Combinatorial Optimisation Can be Different from Continuous Optimisation for MOEAs
Description
This tutorial explores the differences between multi-objective combinatorial optimisation problems and continuous problems through the lens of evolutionary algorithms. It aims to guide researchers and practitioners in designing effective multi-objective evolutionary algorithms (MOEAs) for multi-objective combinatorial optimisation problems.
In the first part of the tutorial, I will show an interesting yet unwelcome behaviour of MOEAs in handling combinatorial optimisation problems. That is, when dealing with such problems, the search, in different executions of an MOEA (e.g., NSGA-II), tends to stagnate in different areas in the search space. In other words, the final populations obtained by an MOEA under multiple executions, which can be very close in the objective space, are located far away from one another in the search space. This is not the case for MOEAs when dealing with continuous problems.
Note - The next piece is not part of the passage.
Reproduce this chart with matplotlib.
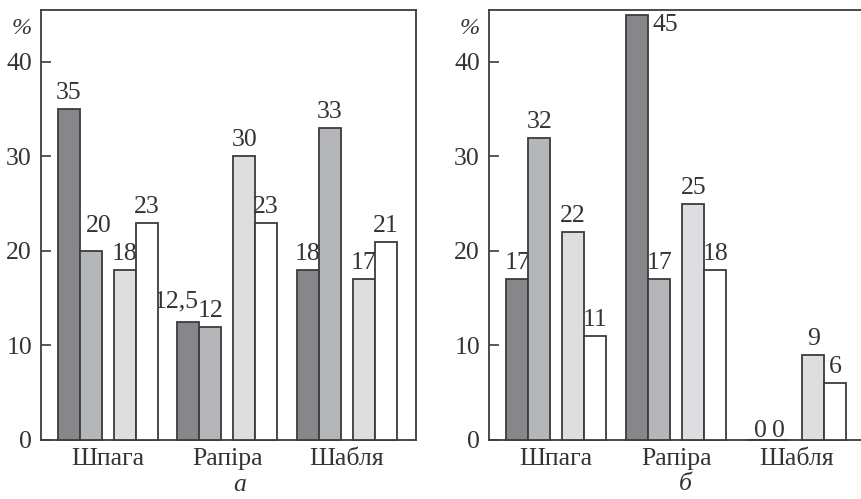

In the second part, I will extend this discussion by introducing multi-objective local search heuristics, and show that the behaviour of MOEAs can even be more “localised” than local search methods. Following this, I will delve into key questions:
• Are MOEAs less hopeful for tackling combinatorial optimisation problems?
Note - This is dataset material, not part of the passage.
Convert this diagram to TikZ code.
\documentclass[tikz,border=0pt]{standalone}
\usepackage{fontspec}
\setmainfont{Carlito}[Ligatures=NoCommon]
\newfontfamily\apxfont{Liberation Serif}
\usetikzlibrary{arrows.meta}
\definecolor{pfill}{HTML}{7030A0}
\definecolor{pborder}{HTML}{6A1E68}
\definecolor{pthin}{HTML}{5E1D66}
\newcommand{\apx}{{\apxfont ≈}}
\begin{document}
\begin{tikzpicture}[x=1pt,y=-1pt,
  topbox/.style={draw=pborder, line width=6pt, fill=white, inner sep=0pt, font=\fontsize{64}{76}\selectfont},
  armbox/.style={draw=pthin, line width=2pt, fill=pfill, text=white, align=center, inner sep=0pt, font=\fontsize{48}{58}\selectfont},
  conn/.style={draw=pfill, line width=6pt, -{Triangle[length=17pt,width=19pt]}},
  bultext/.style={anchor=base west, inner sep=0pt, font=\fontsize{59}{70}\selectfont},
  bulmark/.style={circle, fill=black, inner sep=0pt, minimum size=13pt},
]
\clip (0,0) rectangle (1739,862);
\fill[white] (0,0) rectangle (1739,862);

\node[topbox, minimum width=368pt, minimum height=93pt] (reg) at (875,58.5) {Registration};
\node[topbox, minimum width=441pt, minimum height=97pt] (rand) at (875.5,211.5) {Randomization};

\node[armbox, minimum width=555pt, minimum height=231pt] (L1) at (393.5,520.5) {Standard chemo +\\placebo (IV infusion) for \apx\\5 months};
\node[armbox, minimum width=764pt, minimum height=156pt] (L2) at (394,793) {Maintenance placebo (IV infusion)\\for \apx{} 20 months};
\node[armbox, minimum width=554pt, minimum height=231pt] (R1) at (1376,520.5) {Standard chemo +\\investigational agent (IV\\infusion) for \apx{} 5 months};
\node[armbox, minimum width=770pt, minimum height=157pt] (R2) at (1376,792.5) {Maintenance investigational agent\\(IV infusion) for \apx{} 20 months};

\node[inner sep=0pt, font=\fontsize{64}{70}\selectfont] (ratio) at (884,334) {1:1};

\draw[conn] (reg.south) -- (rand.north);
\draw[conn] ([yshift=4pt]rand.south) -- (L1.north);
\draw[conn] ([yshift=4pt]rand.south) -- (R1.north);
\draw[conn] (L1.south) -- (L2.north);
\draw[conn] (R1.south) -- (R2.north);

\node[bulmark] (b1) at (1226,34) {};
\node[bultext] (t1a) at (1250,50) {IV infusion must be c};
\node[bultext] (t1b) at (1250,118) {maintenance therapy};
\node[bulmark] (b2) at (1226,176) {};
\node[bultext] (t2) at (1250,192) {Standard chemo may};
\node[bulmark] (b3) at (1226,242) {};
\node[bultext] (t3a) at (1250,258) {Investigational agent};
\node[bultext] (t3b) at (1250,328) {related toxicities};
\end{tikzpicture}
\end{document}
• What went wrong with current MOEAs?
• How to improve them, and what distinguishes the design of MOEAs for multi-objective combinatorial problems versus continuous problems?
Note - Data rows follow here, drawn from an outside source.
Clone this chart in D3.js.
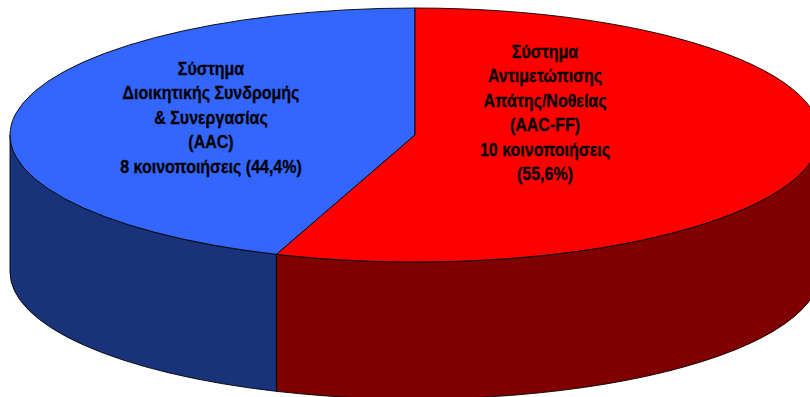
<!DOCTYPE html>
<html>
<head>
<meta charset="utf-8">
<script src="https://cdn.jsdelivr.net/npm/d3@7"></script>
<style>
  html, body { margin: 0; padding: 0; background: #fff; }
  svg { display: block; }
  text { font-family: "Liberation Sans", Arial, sans-serif; font-weight: bold; fill: #000; }
</style>
</head>
<body>
<svg id="chart" width="810" height="397"></svg>
<script>
// ---- data ----
const categories = ["AAC", "AAC-FF"];
const values = [8, 10];
const labelLines = [
  ["Σύστημα", "Διοικητικής Συνδρομής", "& Συνεργασίας", "(AAC)", "8 κοινοποιήσεις (44,4%)"],
  ["Σύστημα", "Αντιμετώπισης", "Απάτης/Νοθείας", "(AAC-FF)", "10 κοινοποιήσεις", "(55,6%)"]
];
const topColors = ["#3366FF", "#FF0000"];
const sideColors = ["#18337A", "#800000"];

// ---- layout ----
const W = 810, H = 397;
const cx = 415, cy = 135, rx = 405, ry = 127, depth = 137;
const labelPos = [{x: 211, y: 75}, {x: 545, y: 58}];
const lineH = 24.4;
const fontSize = 16;
const sy = 1.12;

const svg = d3.select("#chart");
const total = d3.sum(values);
const startA = -2 * Math.PI * values[0] / total;
const pie = d3.pie().sort(null).startAngle(startA).endAngle(startA + 2 * Math.PI);
const arcs = pie(values);

const P = (a, dy = 0) => [cx + rx * Math.sin(a), cy - ry * Math.cos(a) + dy];
const fmt = p => p[0].toFixed(2) + "," + p[1].toFixed(2);

// side walls (front visible part: angles between PI/2 and 3PI/2)
const sideG = svg.append("g");
arcs.forEach((d, i) => {
  let a0 = d.startAngle, a1 = d.endAngle;
  if (a0 < 0) { a0 += 2 * Math.PI; a1 += 2 * Math.PI; }
  const s = Math.max(a0, Math.PI / 2), e = Math.min(a1, 3 * Math.PI / 2);
  if (e <= s) return;
  const large = (e - s) > Math.PI ? 1 : 0;
  const path = "M" + fmt(P(s)) +
    " A" + rx + "," + ry + " 0 " + large + " 1 " + fmt(P(e)) +
    " L" + fmt(P(e, depth)) +
    " A" + rx + "," + ry + " 0 " + large + " 0 " + fmt(P(s, depth)) + " Z";
  sideG.append("path")
    .attr("d", path)
    .attr("fill", sideColors[i])
    .attr("stroke", "#000")
    .attr("stroke-width", 0.9)
    .attr("stroke-linejoin", "round");
});

// top faces
const topG = svg.append("g");
arcs.forEach((d, i) => {
  const a0 = d.startAngle, a1 = d.endAngle;
  const large = (a1 - a0) > Math.PI ? 1 : 0;
  const path = "M" + cx + "," + cy + " L" + fmt(P(a0)) +
    " A" + rx + "," + ry + " 0 " + large + " 1 " + fmt(P(a1)) + " Z";
  topG.append("path")
    .attr("d", path)
    .attr("fill", topColors[i])
    .attr("stroke", "#000")
    .attr("stroke-width", 0.9)
    .attr("stroke-linejoin", "round");
});

// labels
const labG = svg.append("g");
labelLines.forEach((lines, i) => {
  const t = labG.append("text")
    .attr("text-anchor", "middle")
    .attr("font-size", fontSize)
    .attr("stroke", "#000")
    .attr("stroke-width", 0.25)
    .attr("transform", `translate(${labelPos[i].x},${labelPos[i].y}) scale(1,${sy})`);
  lines.forEach((ln, j) => {
    t.append("tspan").attr("x", 0).attr("y", j * lineH / sy).text(ln);
  });
});
</script>
</body>
</html>
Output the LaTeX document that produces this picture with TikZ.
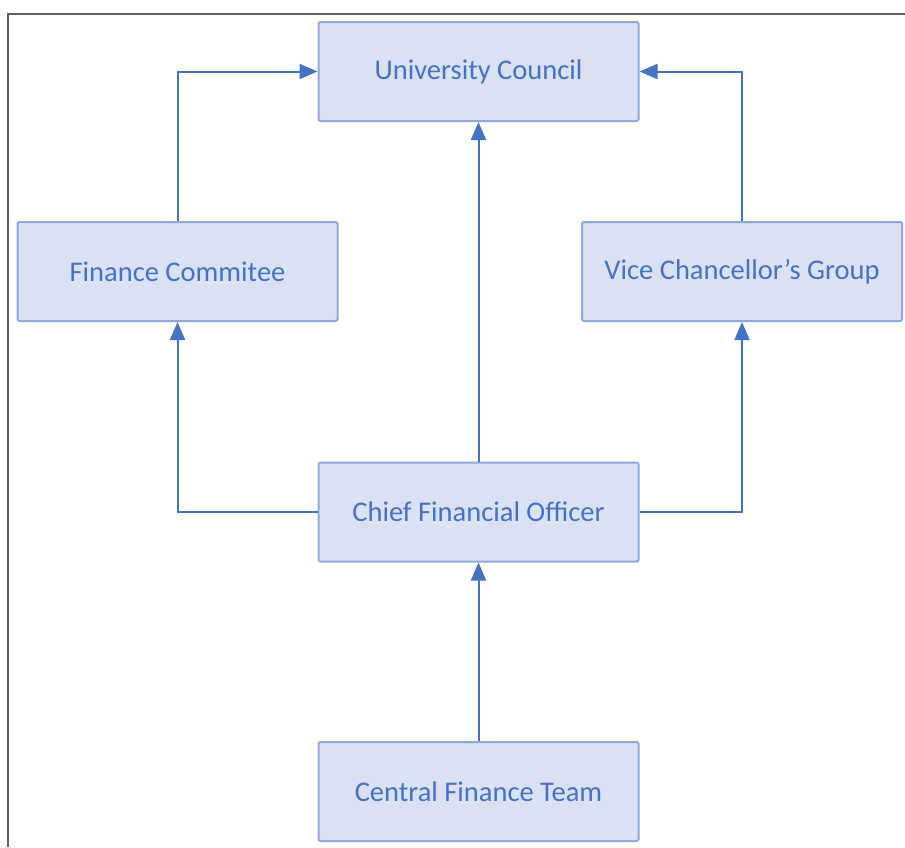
\documentclass[tikz,border=0pt]{standalone}
\usepackage{fontspec}
\setmainfont{Carlito}
\usetikzlibrary{arrows.meta}
\definecolor{boxfill}{HTML}{DAE1F3}
\definecolor{boxline}{HTML}{8EA9DB}
\definecolor{linkblue}{HTML}{4472C4}
\definecolor{framegray}{HTML}{5F5F5F}
\begin{document}
\begin{tikzpicture}[x=1pt,y=-1pt,
  orgbox/.style={draw=boxline,line width=2pt,fill=boxfill,rounded corners=1.5pt,
    minimum width=320pt,minimum height=99pt,inner sep=0pt,
    text=linkblue,font=\fontsize{28.5}{34}\selectfont},
  link/.style={draw=linkblue,line width=2pt,
    -{Triangle[length=18pt,width=15pt]}}]
\useasboundingbox (0,0) rectangle (905,847);
% outer frame
\draw[framegray,line width=2pt] (905,14) -- (8,14) -- (8,847);
% boxes
\node[orgbox] (uc)  at (478.5,71.5)  {University Council};
\node[orgbox] (fc)  at (177.5,271.5) {Finance Commitee};
\node[orgbox] (vcg) at (742,271.5)   {Vice Chancellor’s Group};
\node[orgbox] (cfo) at (478.5,512)   {Chief Financial Officer};
\node[orgbox] (cft) at (478.5,791.5) {Central Finance Team};
% reporting lines
\draw[link] (fc.north) |- (uc.west);
\draw[link] (vcg.north) |- (uc.east);
\draw[link] (cfo.north) -- (uc.south);
\draw[link] (cfo.west) -| (fc.south);
\draw[link] (cfo.east) -| (vcg.south);
\draw[link] (cft.north) -- (cfo.south);
\end{tikzpicture}
\end{document}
These insights aim to provide actionable strategies for enhancing MOEA performance in combinatorial settings.
Organizers
Dr. Miqing Li (https://sites.google.com/view/miqing-li) is an Associate Professor at the University of Birmingham, UK. His research centres on multi-objective optimisation, where he designs population-based randomised algorithms, primarily evolutionary algorithms, to address both fundamental and applied problems.
In his foundational research, Dr. Li tackles general challenging problems (e.g. problems with many objectives, complex constraints, expensive to evaluate, or combinatorial object). Some of his algorithms (e.g., GrEA and SDE) are among the most widely used ones in the area. On the applied front, he collaborates with experts in diverse areas, including software engineering, high-performance computing, neural architecture search, mechanical engineering, and chemical engineering, developing innovative methods to address real-world problems. Many of these projects have appeared in high-profile journals, with some being among the most cited ones since their publication (e.g., TPDS’2016 and TOSEM’2016).
Dr. Li’s work has received Best Paper Awards/Nominations at major conferences in evolutionary computation (GECCO, CEC, and SEAL). He was the founding chair of the IEEE CIS Task Force on Many-Objective Optimisation and currently serves as an Associate Editor for IEEE Transactions on Evolutionary Computation. Additionally, he has delivered tutorials at major conferences in evolutionary computation and software engineering, including CEC, ICSE, and FSE.